Sowohl die Tatsache, dass es an mir vorbei gegangen ist, als auch meine völlige Blindheit angesichts des Fehlens eines Menschen – immerhin fast zwei Jahre lang – beschämt mich zutiefst. Ich habe meinen Kalender befragt, und mir ist klar, warum ich nichts mitbekommen habe. Ich war praktisch offline und danach lange Zeit extrem fokussiert auf eine sehr, sehr kleine Welt. Berufsbedingt. Das gilt nicht als Entschuldigung, denn ich hatte es mir ja so ausgesucht. Aber das Ausmaß meiner – nennen wir es ruhig so – Beschränktheit habe ich damals nicht erahnt.
Allerdings ist mir diese Beschränkung auf eine extrem kleine Nische an Themen, Personen und Eindrücken schnell sauer aufgestoßen und hat letztlich auch zum Ausbruch geführt. Bis dahin gingen aber ein paar Monate ins Land, und noch im Nachhinein habe ich manchmal überlegt, ob dieser Ausbruch wirklich vernünftig war. Doch spätestens seit gestern ist jeder Zweifel wie weg gewischt.

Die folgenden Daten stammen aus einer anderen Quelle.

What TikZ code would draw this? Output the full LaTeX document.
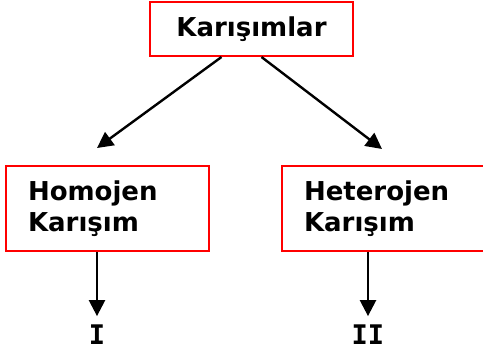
\documentclass[tikz,border=0pt]{standalone}
\usepackage{fontspec}
\setmainfont{DejaVu Sans}
\newfontfamily\numfont{DejaVu Sans Mono}
\usepackage{xcolor}
\usepackage{tikz}
\usetikzlibrary{calc,arrows.meta}
\definecolor{boxred}{HTML}{FF0000}
\definecolor{ink}{HTML}{000000}
\tikzset{
  box/.style={draw=boxred, line width=2pt, minimum width=203pt, minimum height=85pt, inner sep=0pt},
  inbox/.style={box, align=left, text width=159pt},
  arr/.style={draw=ink, line width=2.4pt, -{Triangle[length=16pt,width=16pt]}},
  lab/.style={text=ink, font=\fontsize{26}{31}\selectfont\bfseries},
  num/.style={text=ink, font=\fontsize{27}{31}\selectfont\numfont\bfseries, inner sep=9pt, anchor=base}
}
\begin{document}
\begin{tikzpicture}[x=1pt,y=-1pt]
  \useasboundingbox (0,0) rectangle (483,358);
  \node[box,lab,minimum height=54pt] (top) at (251.5,29) {Kar\i{}şımlar};
  \node[inbox,lab] (homo) at (107.5,208.5) {Homojen\\Karışım};
  \node[inbox,lab] (hetero) at (383.5,208.5) {Heterojen\\Karışım};
  \node[num] (one) at (97,345) {I};
  \node[num] (two) at (368,345) {II};

  \coordinate (lt) at (97,148);
  \coordinate (rt) at (382,149);
  \draw[arr] ($(top.south)+(-30,0)$) -- (lt);
  \draw[arr] ($(top.south)+(10,0)$) -- (rt);
  \draw[arr] (one |- homo.south) -- (one.north);
  \draw[arr] (two |- hetero.south) -- (two.north);
\end{tikzpicture}
\end{document}
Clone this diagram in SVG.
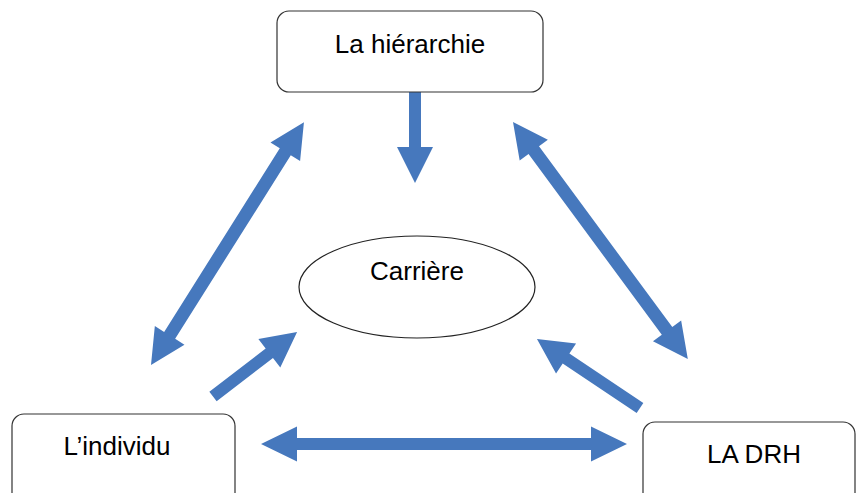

Heute wird uns viel zu oft suggeriert, dass man sich für den Job aufopfern muss. Dass es völlig normal ist, eine immer eingeschränktere Perspektive zu haben, weil die Arbeit es nun mal erfordert. Dass das Hamsterrad aus Fachidiotie, permanentem Stress und zunehmender Unausgeglichenheit das Leben bestimmen muss. Wenn wir das Gestrampel verweigern, bleiben maximal Scheißjobs (finanziell oder moralisch oder beides) und Prekariat für uns übrig.
Genau dieser Bullshit trägt einen nicht unerheblichen Anteil an der stetig wachsenden Zahl psychischer Erkrankungen in unserer ach so modernen westlichen Gesellschaft. Gleichzeitig zeugt ein Hype um sogenannte „Achtsamkeit“ davon, dass sich viele Menschen sehr wohl noch etwas anderes wünschen. Doch wenn zwei Stunden Yoga pro Woche zusätzlichen Stress verursachen anstatt ihn auszugleichen, beißt sich die Katze in den Schwanz.
Entschleunigung ist nur mit einem veränderten Arbeitskonzept möglich, und das klappt selten ohne Opfer. So ein Opfer muss aber gar nicht so weh tun, wie zunächst befürchtet. Es ist Teil des Hamsterrades, dass wir blind sind für unsere Möglichkeiten. Und für den Ballast, den wir mit uns herum schleppen. Um unsere wahren Prioritäten klarer zu sehen, können wir Tarot-Karten befragen. Oder mit Archetypen arbeiten, etwa, indem wir einmal genauer hinterfragen, warum wir eine bestimmte Serie auf Netflix und einen speziellen Protagonisten eines Blockbusters besonders mögen. Mit welchen Helden unserer Kindheit konnten wir uns am besten identifizieren? Welche Bücher, Comics oder Computerspiele mögen wir gern?
Und dann können wir beginnen, bewusst an unserem Schicksalsrad zu drehen. Es wird ganz sicher kein Hamsterrad sein.